COLLECTED MATERIAL —
|---|
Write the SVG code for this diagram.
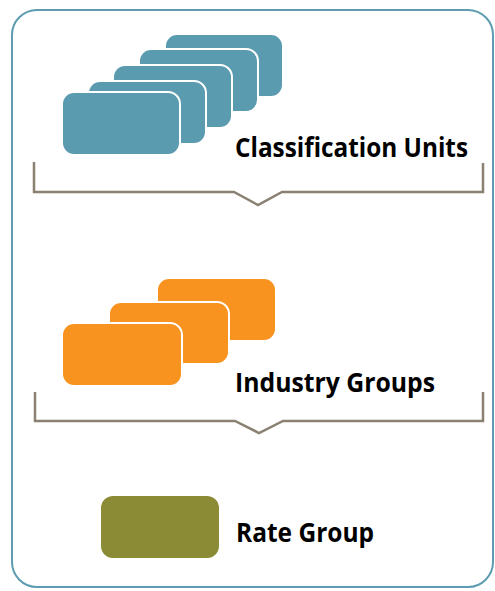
<svg xmlns="http://www.w3.org/2000/svg" width="495" height="591" viewBox="0 0 495 591">
<style>
.frame{fill:#fff;stroke:#5d9cb1;stroke-width:2}
.cu{fill:#5b9bb0;stroke:#fff;stroke-width:2}
.ig{fill:#f7931e;stroke:#fff;stroke-width:2}
.rg{fill:#8b8a35}
.br{fill:none;stroke:#8a8172;stroke-width:2.5}
.lbl{font-family:"Open Sans","Liberation Sans",sans-serif;font-weight:bold;font-size:26px;fill:#000}
</style>
<rect class="frame" x="12" y="10" width="481" height="577" rx="25"/>
<g id="classification-units">
<rect class="cu" x="165" y="34" width="118" height="63" rx="12"/>
<rect class="cu" x="139" y="49" width="119" height="63" rx="12"/>
<rect class="cu" x="113" y="65" width="119" height="63" rx="12"/>
<rect class="cu" x="88" y="81" width="118" height="63" rx="12"/>
<rect class="cu" x="62" y="92" width="118" height="63" rx="12"/>
<text class="lbl" x="235" y="157" textLength="233" lengthAdjust="spacingAndGlyphs">Classification Units</text>
</g>
<g id="industry-groups">
<rect class="ig" x="157" y="278" width="119" height="63" rx="12"/>
<rect class="ig" x="109" y="302" width="120" height="62" rx="12"/>
<rect class="ig" x="62" y="323" width="120" height="63" rx="12"/>
<text class="lbl" x="235" y="392" style="font-size:27px" textLength="200" lengthAdjust="spacingAndGlyphs">Industry Groups</text>
</g>
<g id="rate-group">
<rect class="rg" x="101" y="496" width="118" height="62" rx="12"/>
<text class="lbl" x="236" y="542" style="font-size:27px" textLength="138" lengthAdjust="spacingAndGlyphs">Rate Group</text>
</g>
<g id="connectors">
<polyline class="br" points="34,162 34,192 234,192 258,205 282,192 483,192 483,163"/>
<polyline class="br" points="35,392 35,421 235,421 259,433 283,421 483,421 483,392"/>
</g>
</svg>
|---|
WRITTEN TASK —
From the material above, copy everything exactly but the pictures.

EXERCISE SOLUTION —
Write the SVG code for this diagram.
<svg xmlns="http://www.w3.org/2000/svg" width="495" height="591" viewBox="0 0 495 591">
<style>
.frame{fill:#fff;stroke:#5d9cb1;stroke-width:2}
.cu{fill:#5b9bb0;stroke:#fff;stroke-width:2}
.ig{fill:#f7931e;stroke:#fff;stroke-width:2}
.rg{fill:#8b8a35}
.br{fill:none;stroke:#8a8172;stroke-width:2.5}
.lbl{font-family:"Open Sans","Liberation Sans",sans-serif;font-weight:bold;font-size:26px;fill:#000}
</style>
<rect class="frame" x="12" y="10" width="481" height="577" rx="25"/>
<g id="classification-units">
<rect class="cu" x="165" y="34" width="118" height="63" rx="12"/>
<rect class="cu" x="139" y="49" width="119" height="63" rx="12"/>
<rect class="cu" x="113" y="65" width="119" height="63" rx="12"/>
<rect class="cu" x="88" y="81" width="118" height="63" rx="12"/>
<rect class="cu" x="62" y="92" width="118" height="63" rx="12"/>
<text class="lbl" x="235" y="157" textLength="233" lengthAdjust="spacingAndGlyphs">Classification Units</text>
</g>
<g id="industry-groups">
<rect class="ig" x="157" y="278" width="119" height="63" rx="12"/>
<rect class="ig" x="109" y="302" width="120" height="62" rx="12"/>
<rect class="ig" x="62" y="323" width="120" height="63" rx="12"/>
<text class="lbl" x="235" y="392" style="font-size:27px" textLength="200" lengthAdjust="spacingAndGlyphs">Industry Groups</text>
</g>
<g id="rate-group">
<rect class="rg" x="101" y="496" width="118" height="62" rx="12"/>
<text class="lbl" x="236" y="542" style="font-size:27px" textLength="138" lengthAdjust="spacingAndGlyphs">Rate Group</text>
</g>
<g id="connectors">
<polyline class="br" points="34,162 34,192 234,192 258,205 282,192 483,192 483,163"/>
<polyline class="br" points="35,392 35,421 235,421 259,433 283,421 483,421 483,392"/>
</g>
</svg>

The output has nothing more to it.